5. ÇOKLU DÖVİZ KURLARINDAN KURTULMALIYIZ

 

Liralaşma politikaları ile baskılanan döviz kurları veya TL çoklu kurların oluşmasına neden oldu. Merkez bankasının kurları, bankaların alım-satım kurları, serbest piyasa kurları ve ticari ödemelerdeki kurlar olmak üzere TL’nin birbirinden çok farklı değerleri oluşmaya başladı. Mevcut zorunlu düzenlemeler çerçevesinde çoklu döviz kurlarından en çok zararı da dövizi kazandıran ihracatçılar görüyor. Seçim sonrasında ihracat ve ihracatçılar için yeni bir başlangıca ihtiyaç var.
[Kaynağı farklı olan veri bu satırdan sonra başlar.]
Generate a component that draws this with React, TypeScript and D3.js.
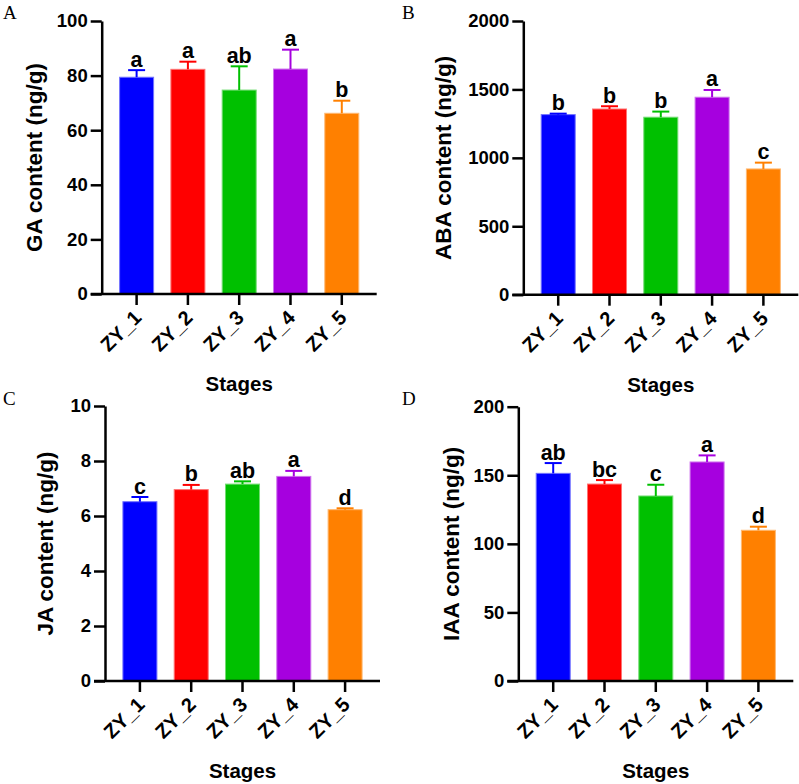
import React, { useRef, useEffect } from 'react';
import * as d3 from 'd3';

const stages = ['ZY_1', 'ZY_2', 'ZY_3', 'ZY_4', 'ZY_5'];
const barColors = ['#0000FF', '#FF0000', '#00C000', '#A600DF', '#FF8000'];

const gaMean = [79.4, 82.3, 74.7, 82.4, 66.2];
const gaErr = [2.6, 2.8, 8.7, 7.1, 4.6];
const gaLetters = ['a', 'a', 'ab', 'a', 'b'];
const gaTicks = [0, 20, 40, 60, 80, 100];

const abaMean = [1316, 1357, 1297, 1443, 919];
const abaErr = [7, 20, 41, 53, 46];
const abaLetters = ['b', 'b', 'b', 'a', 'c'];
const abaTicks = [0, 500, 1000, 1500, 2000];

const jaMean = [6.52, 6.96, 7.16, 7.44, 6.23];
const jaErr = [0.17, 0.17, 0.1, 0.2, 0.05];
const jaLetters = ['c', 'b', 'ab', 'a', 'd'];
const jaTicks = [0, 2, 4, 6, 8, 10];

const iaaMean = [151.4, 143.6, 134.9, 159.7, 109.9];
const iaaErr = [7.5, 2.9, 8.2, 4.8, 2.6];
const iaaLetters = ['ab', 'bc', 'c', 'a', 'd'];
const iaaTicks = [0, 50, 100, 150, 200];

const SANS = '"Liberation Sans", Arial, sans-serif';

const App = () => {
    const ref = useRef(null);

    useEffect(() => {
        const root = d3.select(ref.current);
        root.selectAll('*').remove();

        const svg = root.append('svg')
            .attr('width', 799)
            .attr('height', 784)
            .style('position', 'absolute')
            .style('left', 0)
            .style('top', 0)
            .style('background', '#fff');

        // one panel per hormone
        const panels = [
            { tag: 'A', title: 'GA content (ng/g)', mean: gaMean, err: gaErr, letters: gaLetters, ticks: gaTicks,
              ax: 101.7, top: 21, bottom: 294, titleX: 42, tagX: 3, tagY: 19 },
            { tag: 'B', title: 'ABA content (ng/g)', mean: abaMean, err: abaErr, letters: abaLetters, ticks: abaTicks,
              ax: 523.3, top: 21, bottom: 294.7, titleX: 451, tagX: 402, tagY: 19 },
            { tag: 'C', title: 'JA content (ng/g)', mean: jaMean, err: jaErr, letters: jaLetters, ticks: jaTicks,
              ax: 105, top: 406, bottom: 681, titleX: 53, tagX: 3, tagY: 405 },
            { tag: 'D', title: 'IAA content (ng/g)', mean: iaaMean, err: iaaErr, letters: iaaLetters, ticks: iaaTicks,
              ax: 518.3, top: 406.7, bottom: 681, titleX: 459, tagX: 402, tagY: 405 },
        ];

        panels.forEach(p => {
            const g = svg.append('g');
            const right = p.ax + 275;

            const x = d3.scaleBand()
                .domain(stages)
                .range([p.ax, right])
                .paddingInner(0.337)
                .paddingOuter(0.349);

            const y = d3.scaleLinear()
                .domain([0, d3.max(p.ticks)])
                .range([p.bottom, p.top]);

            const color = d3.scaleOrdinal().domain(stages).range(barColors);

            // bars
            g.selectAll('rect.bar')
                .data(stages)
                .join('rect')
                .attr('class', 'bar')
                .attr('x', d => x(d))
                .attr('y', (d, i) => y(p.mean[i]))
                .attr('width', x.bandwidth())
                .attr('height', (d, i) => p.bottom - y(p.mean[i]))
                .attr('fill', d => color(d))
                .attr('stroke', d => d3.interpolateRgb(color(d), '#fff')(0.45))
                .attr('stroke-width', 1);

            // error bars (upper only)
            const eb = g.selectAll('g.err')
                .data(stages)
                .join('g')
                .attr('class', 'err')
                .attr('stroke', d => color(d))
                .attr('stroke-width', 2);
            eb.append('line')
                .attr('x1', d => x(d) + x.bandwidth() / 2)
                .attr('x2', d => x(d) + x.bandwidth() / 2)
                .attr('y1', (d, i) => y(p.mean[i]))
                .attr('y2', (d, i) => y(p.mean[i] + p.err[i]));
            eb.append('line')
                .attr('x1', d => x(d) + x.bandwidth() / 2 - 8.5)
                .attr('x2', d => x(d) + x.bandwidth() / 2 + 8.5)
                .attr('y1', (d, i) => y(p.mean[i] + p.err[i]))
                .attr('y2', (d, i) => y(p.mean[i] + p.err[i]));

            // significance letters
            g.selectAll('text.sig')
                .data(stages)
                .join('text')
                .attr('class', 'sig')
                .attr('x', d => x(d) + x.bandwidth() / 2)
                .attr('y', (d, i) => y(p.mean[i] + p.err[i]) - 3.5)
                .attr('text-anchor', 'middle')
                .style('font-family', SANS)
                .style('font-weight', 'bold')
                .style('font-size', '21.5px')
                .text((d, i) => p.letters[i]);

            // y axis
            const yAxis = g.append('g')
                .attr('transform', `translate(${p.ax},0)`)
                .call(d3.axisLeft(y).tickValues(p.ticks).tickFormat(d3.format('d'))
                    .tickSize(11).tickPadding(3).tickSizeOuter(0));
            yAxis.select('.domain').attr('stroke-width', 2.5).attr('stroke', '#000');
            yAxis.selectAll('.tick line').attr('stroke-width', 2.5);
            yAxis.selectAll('.tick text')
                .style('font-family', SANS)
                .style('font-weight', 'bold')
                .style('font-size', '18.5px')
                .attr('fill', '#000');

            // x axis
            const xAxis = g.append('g')
                .attr('transform', `translate(0,${p.bottom})`)
                .call(d3.axisBottom(x).tickSize(11).tickSizeOuter(0));
            xAxis.select('.domain')
                .attr('d', `M${p.ax - 11},0H${right}`)
                .attr('stroke-width', 2.5)
                .attr('stroke', '#000');
            xAxis.selectAll('.tick line').attr('stroke-width', 2.5);
            xAxis.selectAll('.tick text')
                .attr('y', 0)
                .attr('dy', 0)
                .attr('transform', 'translate(6,25) rotate(-45)')
                .attr('text-anchor', 'end')
                .style('font-family', SANS)
                .style('font-weight', 'bold')
                .style('font-size', '20px')
                .attr('fill', '#000');

            // axis titles
            g.append('text')
                .attr('transform', `translate(${p.titleX},${(p.top + p.bottom) / 2}) rotate(-90)`)
                .attr('text-anchor', 'middle')
                .style('font-family', SANS)
                .style('font-weight', 'bold')
                .style('font-size', '22.5px')
                .text(p.title);

            g.append('text')
                .attr('x', (p.ax + right) / 2)
                .attr('y', p.bottom + 97)
                .attr('text-anchor', 'middle')
                .style('font-family', SANS)
                .style('font-weight', 'bold')
                .style('font-size', '20.5px')
                .text('Stages');

            // panel tag
            g.append('text')
                .attr('x', p.tagX)
                .attr('y', p.tagY)
                .style('font-family', '"Liberation Serif", "Times New Roman", serif')
                .style('font-size', '19px')
                .text(p.tag);
        });
    }, []);

    return <div ref={ref} style={{ width: 799, height: 784 }}></div>;
};

export default App;
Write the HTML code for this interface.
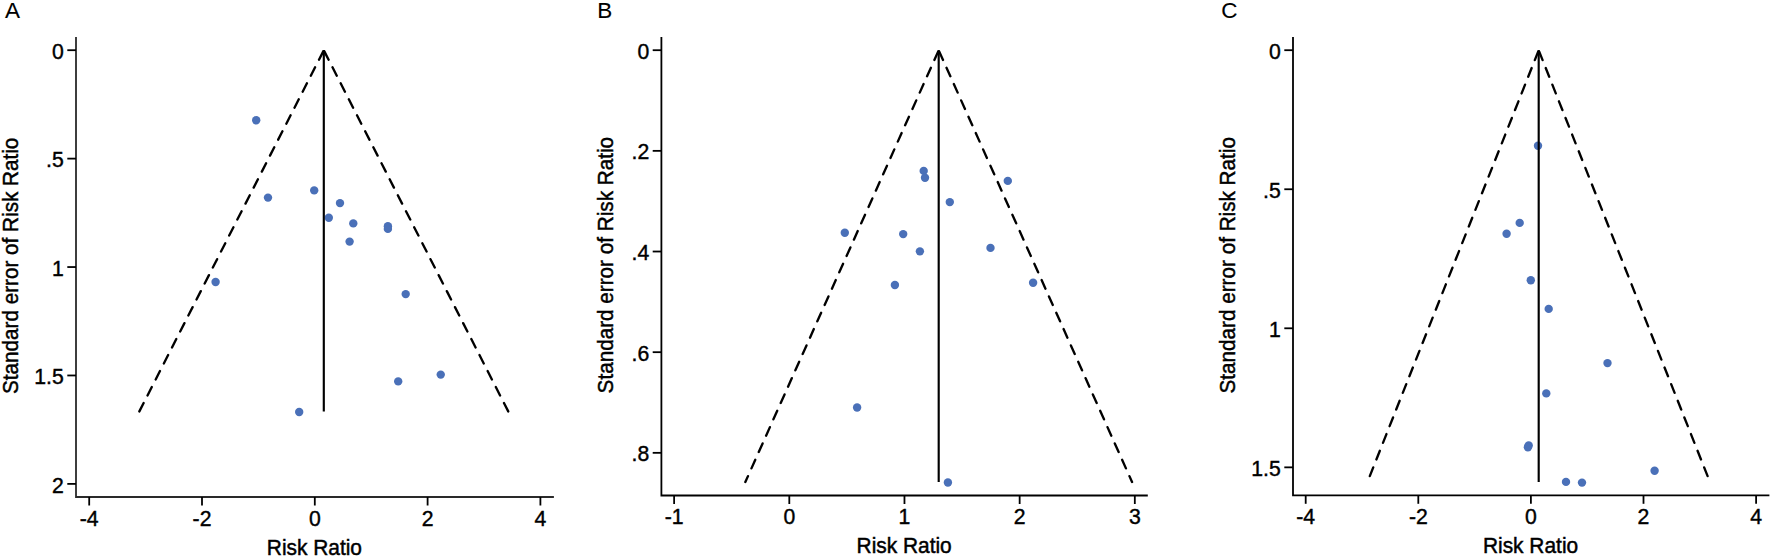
<!DOCTYPE html><html><head><meta charset="utf-8"><title>Funnel plots</title><style>
html,body{margin:0;padding:0;background:#fff;}body{width:1772px;height:557px;overflow:hidden;}svg{display:block;}
text{font-family:"Liberation Sans",Arial,sans-serif;fill:#000;stroke:#000;}
.t{font-size:21.2px;stroke-width:0.4;}.ti{font-size:20.9px;stroke-width:0.45;}.tv{font-size:20.7px;stroke-width:0.45;}.L{font-size:22.5px;stroke-width:0.1;}
.tk{stroke-width:1.8;fill:none;}
.fl{stroke:#000;stroke-width:2.15;fill:none;}.da{stroke-linecap:round;stroke-width:2.35;}
.d{fill:#4a70b8;}
</style></head><body>
<svg width="1772" height="557" viewBox="0 0 1772 557">
<rect width="1772" height="557" fill="#fff"/>
<g>
<text class="L" transform="translate(4.9 18) scale(1 0.98)">A</text>
<circle class="d" cx="256.2" cy="120.3" r="4.2"/>
<circle class="d" cx="268" cy="197.6" r="4.2"/>
<circle class="d" cx="314.2" cy="190.4" r="4.2"/>
<circle class="d" cx="340" cy="203.1" r="4.2"/>
<circle class="d" cx="328.8" cy="217.7" r="4.2"/>
<circle class="d" cx="353.3" cy="223.4" r="4.2"/>
<circle class="d" cx="387.9" cy="226.2" r="4.2"/>
<circle class="d" cx="387.9" cy="228.9" r="4.2"/>
<circle class="d" cx="349.6" cy="241.6" r="4.2"/>
<circle class="d" cx="215.6" cy="282" r="4.2"/>
<circle class="d" cx="405.7" cy="294.1" r="4.2"/>
<circle class="d" cx="440.75" cy="374.6" r="4.2"/>
<circle class="d" cx="398.2" cy="381.4" r="4.2"/>
<circle class="d" cx="299.2" cy="412" r="4.2"/>
<path class="fl da" stroke-dasharray="9.4 8.55" stroke-dashoffset="-1.18" d="M323.8 50.3L139.15 411.8"/>
<path class="fl da" stroke-dasharray="9.4 8.55" stroke-dashoffset="-1.18" d="M323.8 50.3L508.45 411.8"/>
<path class="fl" d="M323.8 50.3L323.8 411.5"/>
<path class="tk" stroke="#2a2a2a" d="M76 37L76 497L553.9 497"/>
<g stroke="#000">
<path class="tk" d="M89.2 497V505.5"/>
<path class="tk" d="M202 497V505.5"/>
<path class="tk" d="M314.8 497V505.5"/>
<path class="tk" d="M427.6 497V505.5"/>
<path class="tk" d="M540.4 497V505.5"/>
<path class="tk" d="M67.3 50.2H76"/>
<path class="tk" d="M67.3 158.62H76"/>
<path class="tk" d="M67.3 267.05H76"/>
<path class="tk" d="M67.3 375.47H76"/>
<path class="tk" d="M67.3 483.9H76"/>
</g>
<text class="t" transform="translate(89.2 526) scale(1 1.03)" text-anchor="middle">-4</text>
<text class="t" transform="translate(202 526) scale(1 1.03)" text-anchor="middle">-2</text>
<text class="t" transform="translate(314.8 526) scale(1 1.03)" text-anchor="middle">0</text>
<text class="t" transform="translate(427.6 526) scale(1 1.03)" text-anchor="middle">2</text>
<text class="t" transform="translate(540.4 526) scale(1 1.03)" text-anchor="middle">4</text>
<text class="t" transform="translate(63.8 58.8) scale(1 1.03)" text-anchor="end">0</text>
<text class="t" transform="translate(63.8 167.22) scale(1 1.03)" text-anchor="end">.5</text>
<text class="t" transform="translate(63.8 275.65) scale(1 1.03)" text-anchor="end">1</text>
<text class="t" transform="translate(63.8 384.07) scale(1 1.03)" text-anchor="end">1.5</text>
<text class="t" transform="translate(63.8 492.5) scale(1 1.03)" text-anchor="end">2</text>
<text class="ti" transform="translate(314.4 554.5) scale(1 1.04)" text-anchor="middle">Risk Ratio</text>
<text class="tv" transform="translate(17.8 265.85) rotate(-90) scale(1 1.04)" text-anchor="middle">Standard error of Risk Ratio</text>
</g>
<g>
<text class="L" transform="translate(597.35 18) scale(1 0.98)">B</text>
<circle class="d" cx="923.7" cy="170.9" r="4.2"/>
<circle class="d" cx="925" cy="177.8" r="4.2"/>
<circle class="d" cx="949.8" cy="202.1" r="4.2"/>
<circle class="d" cx="1007.8" cy="180.9" r="4.2"/>
<circle class="d" cx="990.5" cy="247.9" r="4.2"/>
<circle class="d" cx="1033.1" cy="282.75" r="4.2"/>
<circle class="d" cx="844.8" cy="232.8" r="4.2"/>
<circle class="d" cx="903.2" cy="234.1" r="4.2"/>
<circle class="d" cx="919.9" cy="251.35" r="4.2"/>
<circle class="d" cx="894.9" cy="285" r="4.2"/>
<circle class="d" cx="857.1" cy="407.5" r="4.2"/>
<circle class="d" cx="947.9" cy="482.5" r="4.2"/>
<path class="fl da" stroke-dasharray="9.4 8.5" stroke-dashoffset="-1.18" d="M938.7 50.3L745.34 482"/>
<path class="fl da" stroke-dasharray="9.4 8.5" stroke-dashoffset="-1.18" d="M938.7 50.3L1132.06 482"/>
<path class="fl" d="M938.7 50.3L938.7 481.9"/>
<path class="tk" stroke="#000" d="M661.4 37L661.4 495.5L1147.8 495.5"/>
<g stroke="#000">
<path class="tk" d="M674.12 495.5V504"/>
<path class="tk" d="M789.3 495.5V504"/>
<path class="tk" d="M904.47 495.5V504"/>
<path class="tk" d="M1019.65 495.5V504"/>
<path class="tk" d="M1134.82 495.5V504"/>
<path class="tk" d="M652.7 50.2H661.4"/>
<path class="tk" d="M652.7 150.86H661.4"/>
<path class="tk" d="M652.7 251.52H661.4"/>
<path class="tk" d="M652.7 352.18H661.4"/>
<path class="tk" d="M652.7 452.84H661.4"/>
</g>
<text class="t" transform="translate(674.12 523.8) scale(1 1.03)" text-anchor="middle">-1</text>
<text class="t" transform="translate(789.3 523.8) scale(1 1.03)" text-anchor="middle">0</text>
<text class="t" transform="translate(904.47 523.8) scale(1 1.03)" text-anchor="middle">1</text>
<text class="t" transform="translate(1019.65 523.8) scale(1 1.03)" text-anchor="middle">2</text>
<text class="t" transform="translate(1134.82 523.8) scale(1 1.03)" text-anchor="middle">3</text>
<text class="t" transform="translate(649.2 58.8) scale(1 1.03)" text-anchor="end">0</text>
<text class="t" transform="translate(649.2 159.46) scale(1 1.03)" text-anchor="end">.2</text>
<text class="t" transform="translate(649.2 260.12) scale(1 1.03)" text-anchor="end">.4</text>
<text class="t" transform="translate(649.2 360.78) scale(1 1.03)" text-anchor="end">.6</text>
<text class="t" transform="translate(649.2 461.44) scale(1 1.03)" text-anchor="end">.8</text>
<text class="ti" transform="translate(904.15 553) scale(1 1.04)" text-anchor="middle">Risk Ratio</text>
<text class="tv" transform="translate(613.3 265.2) rotate(-90) scale(1 1.04)" text-anchor="middle">Standard error of Risk Ratio</text>
</g>
<g>
<text class="L" transform="translate(1221.2 18) scale(1 0.98)">C</text>
<circle class="d" cx="1538" cy="145.7" r="4.2"/>
<circle class="d" cx="1519.7" cy="222.9" r="4.2"/>
<circle class="d" cx="1506.6" cy="233.7" r="4.2"/>
<circle class="d" cx="1530.8" cy="280.2" r="4.2"/>
<circle class="d" cx="1548.7" cy="308.9" r="4.2"/>
<circle class="d" cx="1607.5" cy="363.1" r="4.2"/>
<circle class="d" cx="1546.3" cy="393.4" r="4.2"/>
<circle class="d" cx="1528.7" cy="445.5" r="4.2"/>
<circle class="d" cx="1527.9" cy="447.3" r="4.2"/>
<circle class="d" cx="1654.6" cy="470.8" r="4.2"/>
<circle class="d" cx="1566" cy="481.9" r="4.2"/>
<circle class="d" cx="1582" cy="482.6" r="4.2"/>
<path class="fl da" stroke-dasharray="9.4 8.5" stroke-dashoffset="-1.18" d="M1538.7 50.3L1369.43 477"/>
<path class="fl da" stroke-dasharray="9.4 8.5" stroke-dashoffset="-1.18" d="M1538.7 50.3L1707.97 477"/>
<path class="fl" d="M1538.7 50.3L1538.7 481.9"/>
<path class="tk" stroke="#000" d="M1293 37L1293 495.3L1769.4 495.3"/>
<g stroke="#000">
<path class="tk" d="M1305.7 495.3V503.8"/>
<path class="tk" d="M1418.3 495.3V503.8"/>
<path class="tk" d="M1530.9 495.3V503.8"/>
<path class="tk" d="M1643.5 495.3V503.8"/>
<path class="tk" d="M1756.1 495.3V503.8"/>
<path class="tk" d="M1284.3 50.2H1293"/>
<path class="tk" d="M1284.3 189.25H1293"/>
<path class="tk" d="M1284.3 328.3H1293"/>
<path class="tk" d="M1284.3 467.35H1293"/>
</g>
<text class="t" transform="translate(1305.7 524) scale(1 1.03)" text-anchor="middle">-4</text>
<text class="t" transform="translate(1418.3 524) scale(1 1.03)" text-anchor="middle">-2</text>
<text class="t" transform="translate(1530.9 524) scale(1 1.03)" text-anchor="middle">0</text>
<text class="t" transform="translate(1643.5 524) scale(1 1.03)" text-anchor="middle">2</text>
<text class="t" transform="translate(1756.1 524) scale(1 1.03)" text-anchor="middle">4</text>
<text class="t" transform="translate(1280.8 58.8) scale(1 1.03)" text-anchor="end">0</text>
<text class="t" transform="translate(1280.8 197.85) scale(1 1.03)" text-anchor="end">.5</text>
<text class="t" transform="translate(1280.8 336.9) scale(1 1.03)" text-anchor="end">1</text>
<text class="t" transform="translate(1280.8 475.95) scale(1 1.03)" text-anchor="end">1.5</text>
<text class="ti" transform="translate(1530.55 553) scale(1 1.04)" text-anchor="middle">Risk Ratio</text>
<text class="tv" transform="translate(1234.6 265.3) rotate(-90) scale(1 1.04)" text-anchor="middle">Standard error of Risk Ratio</text>
</g>
</svg></body></html>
Bu başlangıcın ilk adımı da liralaşma hedefinin korunması, ancak bunun için geleneksel iktisadi politikalara dönülerek fiyat istikrarının ve TL’ye güvenin sağlanmasının tercih edilmesi olmalı. İlk aşamada TL’nin gerçek değerinde dengelenmesine izin verilmeli. 

 

SON SÖZ

 

TL’nin düzenlemelerle baskılanması politikası sürdürülürse ve daha da kısıtlayıcı düzenlemeler tercih edilirse ihracatta rekabet gücü azalmaya devam edecek.